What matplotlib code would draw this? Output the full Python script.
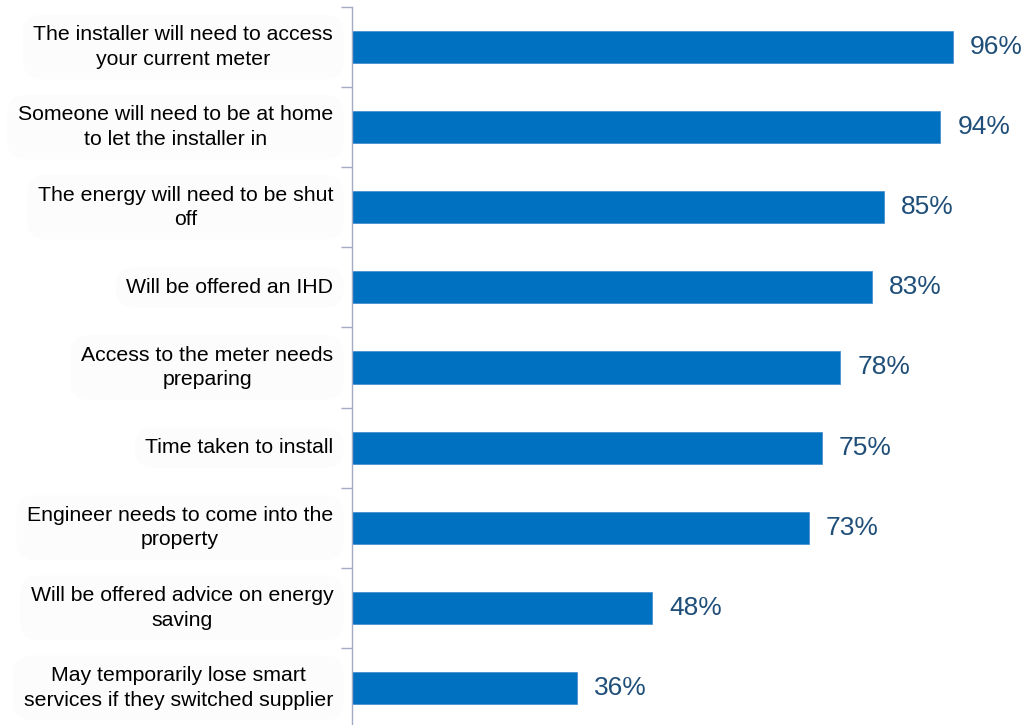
import matplotlib
matplotlib.use("Agg")
import matplotlib.pyplot as plt
from matplotlib.ticker import FixedLocator

categories = [
    "The installer will need to access\nyour current meter",
    "Someone will need to be at home\nto let the installer in",
    "The energy will need to be shut\noff",
    "Will be offered an IHD",
    "Access to the meter needs\npreparing",
    "Time taken to install",
    "Engineer needs to come into the\nproperty",
    "Will be offered advice on energy\nsaving",
    "May temporarily lose smart\nservices if they switched supplier",
]
values = [96, 94, 85, 83, 78, 75, 73, 48, 36]
value_labels = ["96%", "94%", "85%", "83%", "78%", "75%", "73%", "48%", "36%"]

plt.rcParams["font.family"] = ["Liberation Sans", "DejaVu Sans"]

W, H = 1024, 725
fig = plt.figure(figsize=(W / 100, H / 100), dpi=100)
ax = fig.add_axes([352 / W, -3 / H, (W - 352) / W, 721 / H])

bar_color = "#0070C0"
axis_color = "#A3ABC4"

pos = list(range(len(categories)))
ax.barh(pos, values, height=0.4, color=bar_color, edgecolor="#4A90CF", linewidth=0.6)

ax.set_ylim(len(categories) - 0.5, -0.5)
ax.set_xlim(0, (W - 352) / 6.26)

for i, (v, lab) in enumerate(zip(values, value_labels)):
    ax.text(v + 2.7, i, lab, va="center", ha="left", fontsize=19, color="#1F4E79")

for i, cat in enumerate(categories):
    ax.text(-3.0, i, cat, va="center", ha="right", multialignment="center",
            fontsize=15.3, color="#000000", linespacing=1.36,
            bbox=dict(boxstyle="round,pad=0.5,rounding_size=0.9",
                      facecolor="#FCFCFC", edgecolor="none"))

for s in ["top", "right", "bottom"]:
    ax.spines[s].set_visible(False)
ax.spines["left"].set_color(axis_color)
ax.spines["left"].set_linewidth(1.0)

ax.set_xticks([])
ax.yaxis.set_major_locator(FixedLocator([p - 0.5 for p in range(len(categories) + 1)]))
ax.set_yticklabels([])
ax.tick_params(axis="y", length=8, width=1.0, color=axis_color, direction="out")

fig.savefig("out.png", dpi=100, facecolor="white")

____

Pictures stay out. Repeat only the lines from the beginning of the data through the line that has "from matplotlib.ticker import FixedLocator".

What matplotlib code would draw this? Output the full Python script.
import matplotlib
matplotlib.use("Agg")
import matplotlib.pyplot as plt
from matplotlib.ticker import FixedLocator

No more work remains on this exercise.